その宿屋(四次元時空の連続体らしきもの)の場は渾沌としているが心地好いときを過ごすことができ、そこから時空が生み出されている。しかし、時間と空間は相対性によって論理化できるが、宿屋の場は分別以前の渾沌イメージの世界である。(したがって、「何をもって」イメージとし、それを「何とみなすか」をイメージするという別々のイメージをつなげる観想によってのみとらえることのできる場であるから、その"絶対の一"のもやもやした場を相対性によって論証しようとすればその場は消える。この世界、荘子の「知魚楽」の説くところと同じものである。)そこにこそ、論理を超える絶対世界が実在すると湯川さんは考えていた。
この、(時空のすべての背後にある)絶対世界が存在するならば、その宿屋の主人として、投宿する旅人をもてなす器量をもっていたのが荘子と空海である。

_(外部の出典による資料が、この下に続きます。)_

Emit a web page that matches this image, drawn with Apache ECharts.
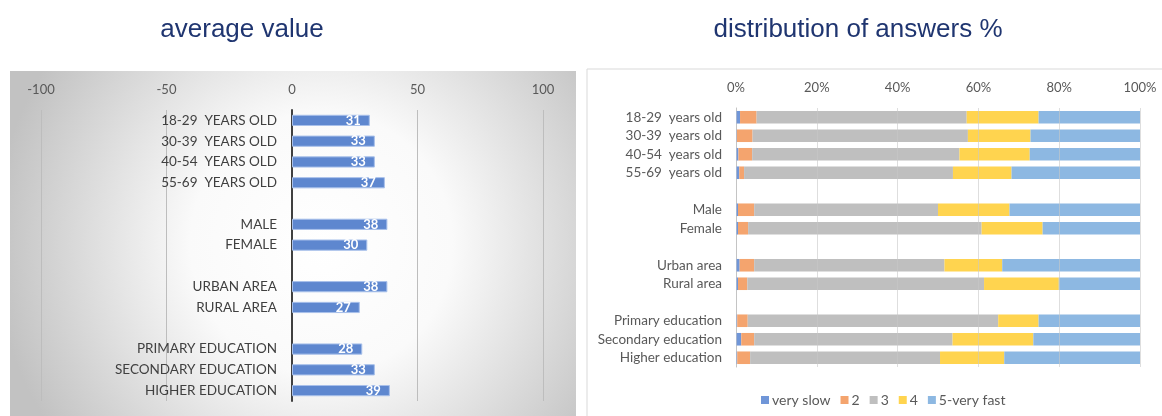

荘周屋は森羅万象の真理を絶対イメージをもって寓話にし、広大無辺のイメージの巧みでもって、客のこころの疲れをもみほぐした。
弘法屋は物質・生命・意識からなる包括的な絶対世界のイメージをマンダラの美しい敷物にしてコンパクトに折りたたみ、あるいは曲げ、あるいは捩じり、投宿する客が訪れると必ずそれを広げてもてなした。
(それらの宿屋の総本家は渾沌屋である)
例えるならそのような場であろうかと思われる宿屋には無窮の旅人(彼らの多くは時空が織りなす美しい風土の旅人であった。自然界の中にヒトは実在し、旅人はその持ち前の個性<からだと言葉と意識>によって、自然のもつ深淵なる宇宙の背後に迫ろうとした)が投宿していった。その客の中に、李白がいて、芭蕉(ばしょう:十七世紀、江戸前期の俳人。『おくのほそ道』は「月日ハ百代の過客にして、行かふ年も又旅人也」という一文で始まる)がいる。(そして、今日のノーベル賞「創造性(自然科学と人文科学)」に寄与した多くの偉人たちも)
今日も世界の何処かの風土のなかで無窮の旅人がその宿屋に投宿し、それぞれの壮大なる空(くう)の夢を見ている。その夢は時空を超えて結び付いている。